Thank you, sir. A while back I saw an interview of the wren & cuff dude and I'm pretty sure he wasn't going for specific settings to represent every muff but just being able to fiddle your life away. It's crazy flexible and my main complaint is that I can't stop fussing with it when it's on my board. I annoy myself with it. I've also taken a shine to the frantone muffs so it got the boot. W&C have some suggested settings in the de la riva manual that are a nice starting place if you go through with it. I really do enjoy the sounds you can get with leds/no diodes.
I tried chasing settings, getting it to sound just like my sovtek, my tall font clone, a civil war clone, and a hoof clone and I wouldn't say I ever got it to match any of those. At least not close enough to write it down.
Here's where I left it last. No diodes, silicon in front, germanium in back.
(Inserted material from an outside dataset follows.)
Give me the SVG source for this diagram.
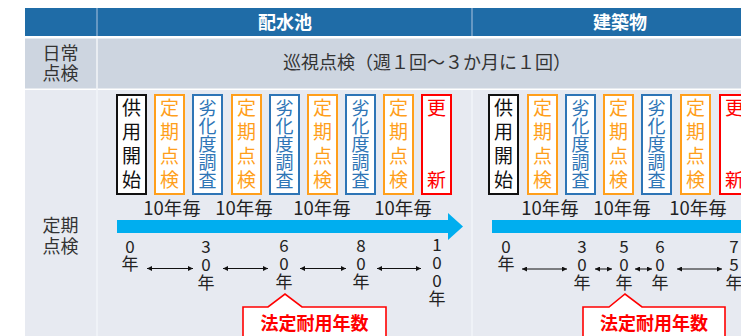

All dips up except for those two dealing with the tone pot. I wish I could tell you more. I bet you find no less than 20 settings you like in there.
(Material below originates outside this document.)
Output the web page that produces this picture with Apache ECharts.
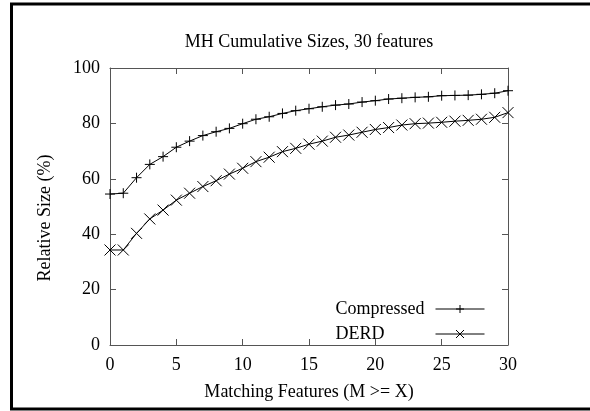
<!DOCTYPE html>
<html>
<head>
<meta charset="utf-8">
<script src="https://cdn.jsdelivr.net/npm/echarts@6/dist/echarts.min.js"></script>
<style>
  html, body { margin: 0; padding: 0; background: #fff; }
  #chart { width: 590px; height: 411px; }
</style>
</head>
<body>
<div id="chart"></div>
<script>
var matching = [0, 1, 2, 3, 4, 5, 6, 7, 8, 9, 10, 11, 12, 13, 14, 15, 16, 17, 18, 19, 20, 21, 22, 23, 24, 25, 26, 27, 28, 29, 30];
var compressed = [54.5, 54.8, 60.4, 65.2, 68.0, 71.4, 73.6, 75.6, 77.0, 78.2, 79.9, 81.5, 82.4, 83.6, 84.6, 85.3, 86.0, 86.6, 87.0, 87.7, 88.2, 88.8, 89.1, 89.4, 89.6, 90.0, 90.1, 90.2, 90.5, 90.9, 91.8];
var derd = [34.3, 34.3, 40.3, 45.5, 48.7, 52.3, 54.8, 57.2, 59.3, 61.7, 63.8, 66.2, 67.8, 69.8, 71.0, 72.5, 73.6, 75.0, 75.8, 76.8, 77.8, 78.5, 79.4, 79.9, 80.1, 80.4, 80.8, 81.1, 81.5, 82.2, 83.9];
var seriesNames = ['Compressed', 'DERD'];

var FONT = 'Liberation Serif';
var PLUS = 'path://M5,0L5,10M0,5L10,5';
var CROSS = 'path://M0,0L10,10M0,10L10,0';
var AXIS_COLOR = '#555';

function pairs(ys) {
    return matching.map(function(x, i){ return [x, ys[i]]; });
}

// bottom/left axes carry labels, top/right ones only mirror the ticks (gnuplot box)
function xAxisCfg(pos, showLabel) {
    return {
        type: 'value', position: pos, min: 0, max: 30, interval: 5,
        axisLine: { show: true, onZero: false, lineStyle: { color: AXIS_COLOR, width: 1 } },
        axisTick: { show: true, inside: true, length: 6, lineStyle: { color: AXIS_COLOR } },
        axisLabel: { show: showLabel, color: '#000', fontFamily: FONT, fontSize: 18, margin: 11 },
        splitLine: { show: false }
    };
}
function yAxisCfg(pos, showLabel) {
    return {
        type: 'value', position: pos, min: 0, max: 100, interval: 20,
        axisLine: { show: true, onZero: false, lineStyle: { color: AXIS_COLOR, width: 1 } },
        axisTick: { show: true, inside: true, length: 6, lineStyle: { color: AXIS_COLOR } },
        axisLabel: { show: showLabel, color: '#000', fontFamily: FONT, fontSize: 18, margin: 10 },
        splitLine: { show: false }
    };
}

var chart = echarts.init(document.getElementById('chart'));
chart.setOption({
    animation: false,
    backgroundColor: '#fff',
    grid: { left: 110, right: 82, top: 68, bottom: 66 },
    xAxis: [xAxisCfg('bottom', true), xAxisCfg('top', false)],
    yAxis: [yAxisCfg('left', true), yAxisCfg('right', false)],
    legend: {
        orient: 'vertical', align: 'right',
        right: 100, top: 295,
        itemWidth: 49, itemHeight: 10, itemGap: 7,
        lineStyle: { width: 1 },
        itemStyle: { borderWidth: 1 },
        // key text is left-justified in a fixed box, like gnuplot's key
        formatter: function(name){ return '{k|' + name + '}'; },
        textStyle: {
            color: '#000', fontFamily: FONT, fontSize: 18,
            rich: { k: { width: 95, align: 'left', color: '#000', fontFamily: FONT, fontSize: 18 } }
        },
        data: seriesNames
    },
    graphic: [
        { type: 'rect', shape: { x: 11.5, y: 4, width: 620, height: 405 },
          style: { fill: 'none', stroke: '#000', lineWidth: 3 }, silent: true },
        { type: 'text', x: 309, y: 42,
          style: { text: 'MH Cumulative Sizes, 30 features', fill: '#000', font: '18px "Liberation Serif"', align: 'center', verticalAlign: 'middle' } },
        { type: 'text', x: 309, y: 392,
          style: { text: 'Matching Features (M >= X)', fill: '#000', font: '18px "Liberation Serif"', align: 'center', verticalAlign: 'middle' } },
        { type: 'text', x: 45, y: 218, rotation: Math.PI / 2,
          style: { text: 'Relative Size (%)', fill: '#000', font: '18px "Liberation Serif"', align: 'center', verticalAlign: 'middle' } }
    ],
    series: [
        {
            name: seriesNames[0], type: 'line', data: pairs(compressed),
            symbol: PLUS, symbolSize: 10, showAllSymbol: true,
            itemStyle: { color: '#000', borderColor: '#000', borderWidth: 1 },
            lineStyle: { color: '#000', width: 1 }
        },
        {
            name: seriesNames[1], type: 'line', data: pairs(derd),
            symbol: CROSS, symbolSize: 11, showAllSymbol: true,
            itemStyle: { color: '#000', borderColor: '#000', borderWidth: 1 },
            lineStyle: { color: '#000', width: 1 }
        }
    ]
});
</script>
</body>
</html>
I have to point out that I white washered this because I scratched the finish while filing out the footswitch hole and just wanted it under my feet. Function>form
So it's really just a tweakable muff and not a "select a clone"? I've also got a muffin board on my work bench. Now I'm considering either this or trying different muff on my breadboard.
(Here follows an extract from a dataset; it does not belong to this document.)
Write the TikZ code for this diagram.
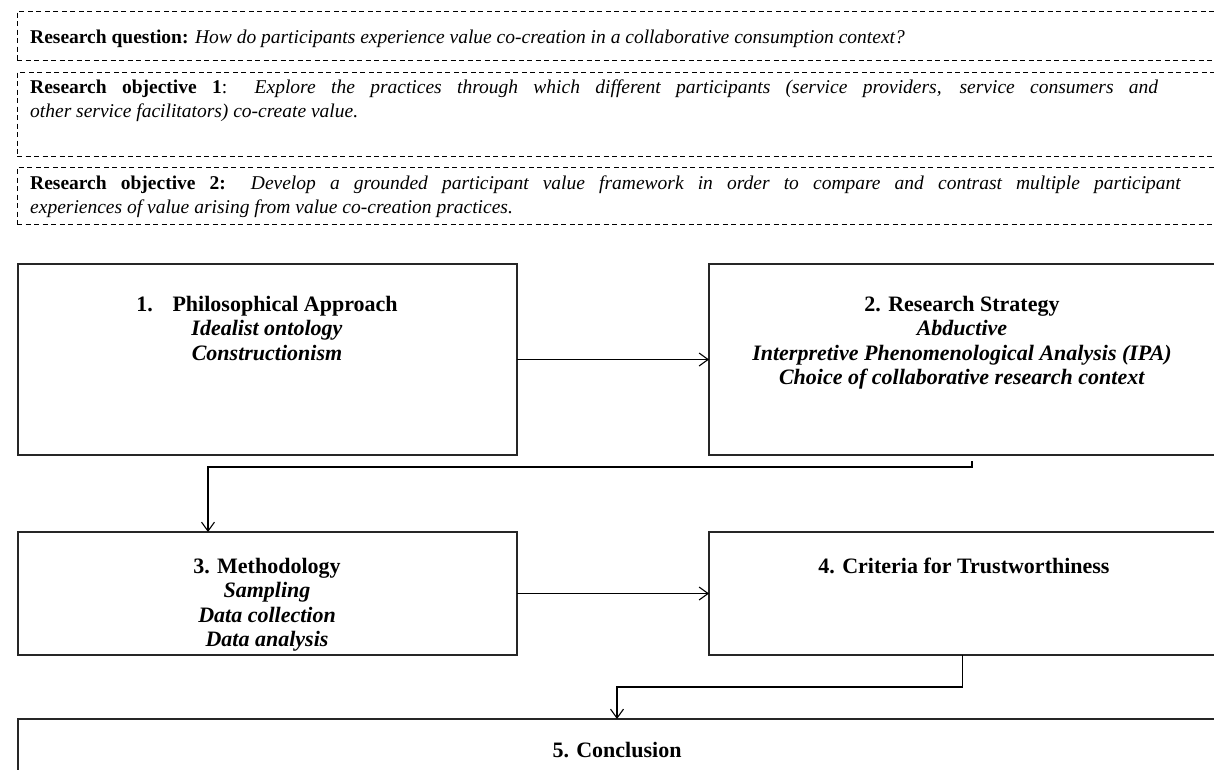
\documentclass[tikz,border=0pt]{standalone}
\usepackage{fontspec}
\setmainfont{Liberation Serif}
\usetikzlibrary{arrows.meta}
\begin{document}
\begin{tikzpicture}[x=1pt,y=-1pt,
  dbox/.style={draw=black, line width=1pt, dash pattern=on 5pt off 3.5pt,
    inner sep=0, outer sep=0, anchor=north west},
  sbox/.style={draw=black!85, line width=1.5pt, inner sep=0, outer sep=0,
    anchor=north west},
  qtext/.style={inner sep=0, anchor=base west, font=\fontsize{19.5}{24}\selectfont},
  head/.style={inner sep=0, anchor=north, align=center,
    font=\fontsize{22}{24.5}\selectfont},
  link/.style={draw=black, line width=1.1pt},
  arr/.style={link, -{Straight Barb[length=9pt,width=13pt]}}
]
\useasboundingbox (0,0) rectangle (1214,769);

% research question and objectives (dashed frames)
\node[dbox, minimum width=1220pt, minimum height=49pt] (rq) at (17,11) {};
\node[dbox, minimum width=1220pt, minimum height=84pt] (ro1) at (17,72) {};
\node[dbox, minimum width=1220pt, minimum height=57pt] (ro2) at (17,167) {};

\node[qtext] (rqt) at (30,43) {\textbf{Research question:} \textit{How do participants experience value co-creation in a collaborative consumption context?}};
\node[qtext] (ro1a) at (30,93) {\makebox[1128pt][s]{\textbf{Research objective 1}: \textit{Explore the practices through which different participants (service providers, service consumers and}}};
\node[qtext] (ro1b) at (30,117) {\textit{other service facilitators) co-create value.}};
\node[qtext] (ro2a) at (30,189) {\makebox[1151pt][s]{\textbf{Research objective 2:} \textit{Develop a grounded participant value framework in order to compare and contrast multiple participant}}};
\node[qtext] (ro2b) at (30,213) {\textit{experiences of value arising from value co-creation practices.}};

% stage boxes
\node[sbox, minimum width=499pt, minimum height=191pt] (A) at (18,264) {};
\node[sbox, minimum width=510pt, minimum height=191pt] (B) at (709,264) {};
\node[sbox, minimum width=499pt, minimum height=123pt] (C) at (18,532) {};
\node[sbox, minimum width=507pt, minimum height=123pt] (D) at (709,532) {};
\node[sbox, minimum width=1198pt, minimum height=120pt] (E) at (18,719) {};

\node[head] (At) at (267,296) {\textbf{1.\hspace{0.9em}Philosophical Approach}\\
  \textbf{\textit{Idealist ontology}}\\ \textbf{\textit{Constructionism}}};
\node[head] (Bt) at (962,296) {\textbf{2. Research Strategy}\\
  \textbf{\textit{Abductive}}\\
  \textbf{\textit{Interpretive Phenomenological Analysis (IPA)}}\\
  \textbf{\textit{Choice of collaborative research context}}};
\node[head] (Ct) at (267,558) {\textbf{3. Methodology}\\
  \textbf{\textit{Sampling}}\\ \textbf{\textit{Data collection}}\\
  \textbf{\textit{Data analysis}}};
\node[head] (Dt) at (964,558) {\textbf{4. Criteria for Trustworthiness}};
\node[head] (Et) at (617,742) {\textbf{5. Conclusion}};

% connectors
\draw[arr] (A.east) -- (B.west);
\draw[arr] (C.east) -- (D.west);
\coordinate (bout) at (972,461);
\coordinate (bturn) at (972,467);
\coordinate (cin) at (208,532);
\draw[arr] (bout) -- (bturn) -| (cin);
\draw[arr] (D.south) -- ++(0,32) -| (E.north);
\end{tikzpicture}
\end{document}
@Mentaltossflycoon are most of these switches noticeable sonically or very subtle? Just trying to weigh my options since this is a pricier build than most.
I'd say the dips range from subtle to very subtle. The diode switching are not subtle, transistor switching brings drastic changes. As a person who had already built an army of muff variants, I was not disappointed. It's fun to have such a ridiculous exercise in over complication.
I found the screenshot I took of the w&c manual. Of these, I thought the "opamp" and "face" settings were the biggest stretch.
I'd say the dips range from subtle to very subtle. The diode switching are not subtle, transistor switching brings drastic changes. As a person who had already built an army of muff variants, I was not disappointed. It's fun to have such a ridiculous exercise in over complication.
I purchased this off a guy over at DIYstompboxes about 7 years ago. Always waited for the perfect circuit. The only downside is that it’s steel and cutting out that square was no fun!